Forest Construction Hangs
Yesse42 opened this issue · 1 comments
Hello. I was attempting to build a decision tree using Float32 data and construction seems to hang for certain input data. Here's a small example.
using DecisionTree
#Tree construction does not seem to hang for Float64s with this array, but does for Float32s and 16s.
#I have had hangs with Float64's with different data.
indep=Float32.([ 9.4 9.4 1.1
9.4 9.4 -0.0
9.4 9.4 1.9
9.4 9.4 1.4
9.4 9.4 1.1
9.4 9.4 0.0])
dep=Float32.([ -0.4
-0.2
-1.1
0.0
0.0
0.0])
#The decision tree construction hangs for 9.4, -1.0, and 15.6, but not for 2.0 or 2.5??
indep[indep.≈9.4] .= 15.6
display(dep)
display(indep)
#This occasionlly doesn't hang the first time, but it has always done so on the second run.
build_forest(dep, indep, size(indep, 2), 10, 0.7)
When I managed to keyboard interrupt this in the REPL it seemed to be getting stuck in some threading situation.
Here are the versions+hardware I'm using
DecisionTree: v0.10.11
Julia: v"1.6.3" for Intel Mac (downloaded as a binary from the Julia Website) running through Rosetta 2
Computer: MacBookAir with M1 Chip.
I also downloaded Julia1.7 for Intel and AArch64, and got the same hang.
I got around to looking at what the problem was in VSCode's debugger.
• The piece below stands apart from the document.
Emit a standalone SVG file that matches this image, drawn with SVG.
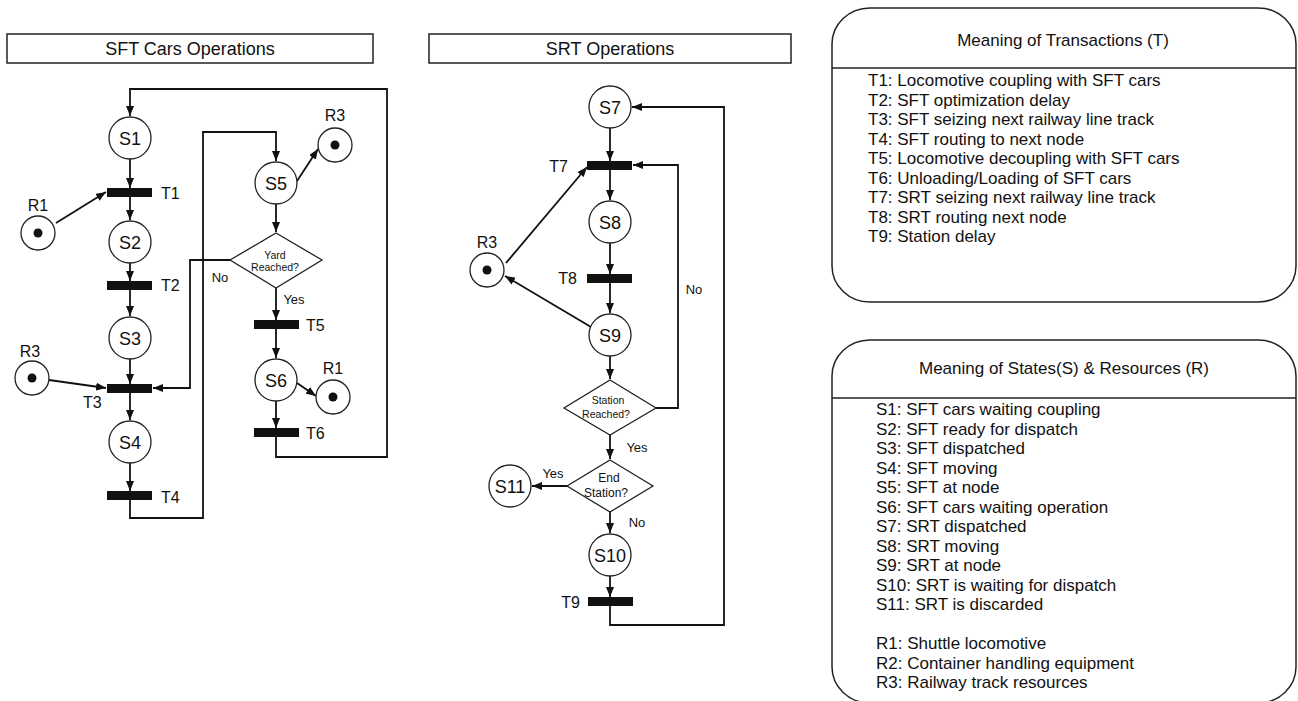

The problem does not seem to be multithreading, as I removed all Threads.@threads and it persisted. Instead, it appears that the tree's depth somehow continues to grow indefinitely, with new splits only to the left. Using the same matrices as above, this is one of the resulting trees which would cause a hang if I did not set max_depth at 10. Each time the tree where this malfunction occurs is different; sometimes it doesn't happen at all.
julia> forest = build_forest(dep, indep, size(indep, 2), 4, 0.7, 10); forest.trees
4-element Vector{Union{Leaf{Float32}, Node{Float32, Float32}}}:
Decision Tree
Leaves: 2
Depth: 1
Decision Tree
Leaves: 2
Depth: 1
Decision Tree
Leaves: 11
Depth: 10
Decision Leaf
Majority: 0.0
Samples: 4
julia> pathological=forest.trees[3]; print_tree(pathological)
Feature 3, Threshold 0.0
L-> Feature 3, Threshold 0.0
L-> Feature 3, Threshold 0.0
L-> Feature 3, Threshold 0.0
L-> Feature 3, Threshold 0.0
L-> Feature 3, Threshold 0.0
L-> Feature 3, Threshold 0.0
L-> Feature 3, Threshold 0.0
L-> Feature 3, Threshold 0.0
L-> Feature 3, Threshold 0.0
L-> 0.0 : 2/3
R-> 0.0 : 0/0
R-> 0.0 : 0/0
R-> 0.0 : 0/0
R-> 0.0 : 0/0
R-> 0.0 : 0/0
R-> 0.0 : 0/0
R-> 0.0 : 0/0
R-> 0.0 : 0/0
R-> 0.0 : 0/0
R-> -1.1 : 1/1
It seems to be endlessly splitting to the left on feature 3 at the same threshold of 0 each time.